Sometimes two channels are joined together, such that data which the Tor process sends on one should immediately be received by the same Tor process on the other. (For example, when Tor makes a tunneled directory connection, this is implemented on the client side as a directory connection whose output goes, not to the network, but to a local entry connection. And when a directory receives a tunnelled directory connection, this is implemented as an exit connection whose output goes, not to the network, but to a local directory connection.)

The earliest versions of Tor to support linked connections used socketpairs for the purpose. But using socketpairs forced us to copy data through kernelspace, and wasted limited file descriptors. So instead, a pair of connections can be linked in-process. Each linked connection has a pointer to the other, such that data written on one is immediately readable on the other, and vice versa.

From connections to channels

There's an abstraction layer above OR connections (the ones that handle cells) and below cells called Channels. A channel's purpose is to transmit authenticated cells from one Tor instance (relay or client) to another.

Currently, only one implementation exists: Channel_tls, which sends and receiveds cells over a TLS-based OR connection.

Cells are sent on a channel using channel_write_{,packed_,var_}cell(). Incoming cells arrive on a channel from its backend using channel_queue*_cell(), and are immediately processed using channel_process_cells().

Some cell types are handled below the channel layer, such as those that affect handshaking only. And some others are passed up to the generic cross-channel code in command.c: cells like DESTROY and CREATED are all trivial to handle. But relay cells require special handling...
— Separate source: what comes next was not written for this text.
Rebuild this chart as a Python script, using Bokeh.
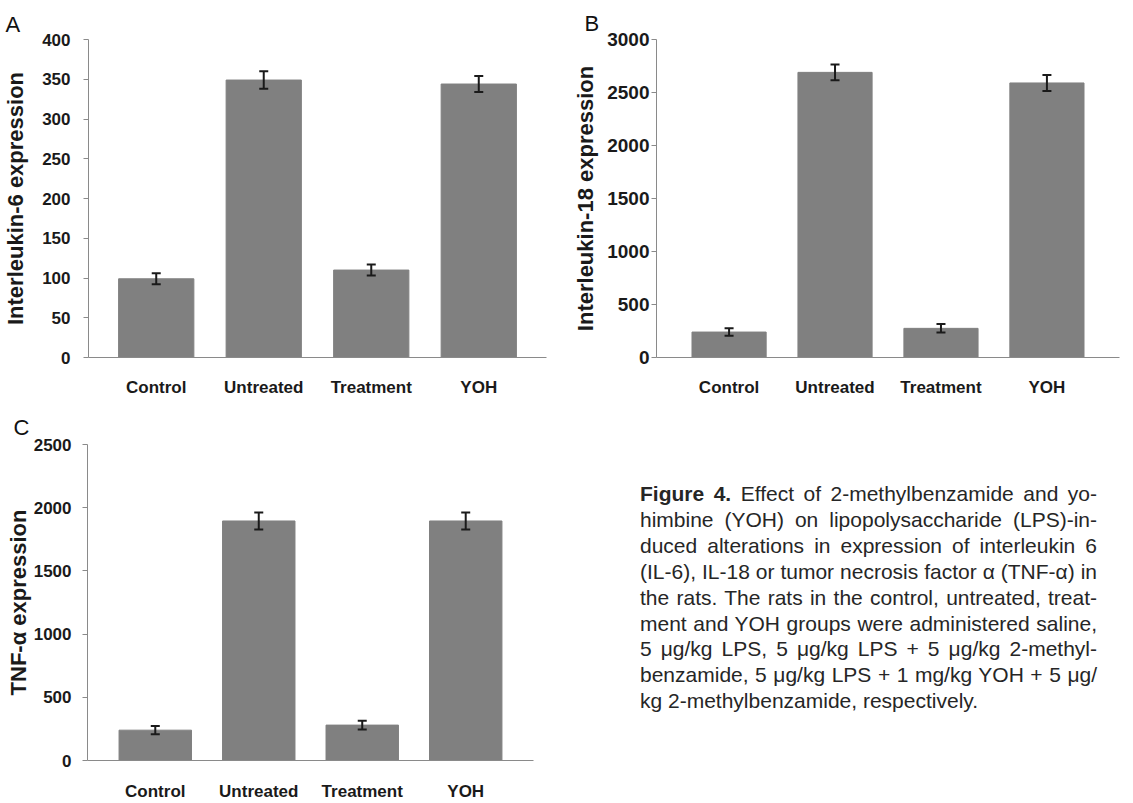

From channels through circuits

When a relay cell arrives on an existing circuit, it is handled in circuit_receive_relay_cell() -- one of the innermost functions in Tor. This function encrypts or decrypts the relay cell as appropriate, and decides whether the cell is intended for the current hop of the circuit.

If the cell is intended for the current hop, we pass it to connection_edge_process_relay_cell() in relay.c, which acts on it based on its relay command, and (possibly) queues its data on an edge_connection_t.

If the cell is not intended for the current hop, we queue it for the next channel in sequence with append cell_to_circuit_queue(). This places the cell on a per-circuit queue for cells headed out on that particular channel.

Sending cells on circuits: the complicated bit.

Relay cells are queued onto circuits from one of two (main) sources: reading data from edge connections, and receiving a cell to be relayed on a circuit. Both of these sources place their cells on cell queue: each circuit has one cell queue for each direction that it travels.

A naive implementation would skip using cell queues, and instead write each outgoing relay cell. (Tor did this in its earlier versions.) But such an approach tends to give poor performance, because it allows high-volume circuits to clog channels, and it forces the Tor server to send data queued on a circuit even after that circuit has been closed.

So by using queues on each circuit, we can add cells to each channel on a just-in-time basis, choosing the cell at each moment based on a performance-aware algorithm.

This logic is implemented in two main modules: scheduler.c and circuitmux*.c. The scheduler code is responsible for determining globally, across all channels that could write cells, which one should next receive queued cells. The circuitmux code determines, for all of the circuits with queued cells for a channel, which one should queue the next cell.

(This logic applies to outgoing relay cells only; incoming relay cells are processed as they arrive.)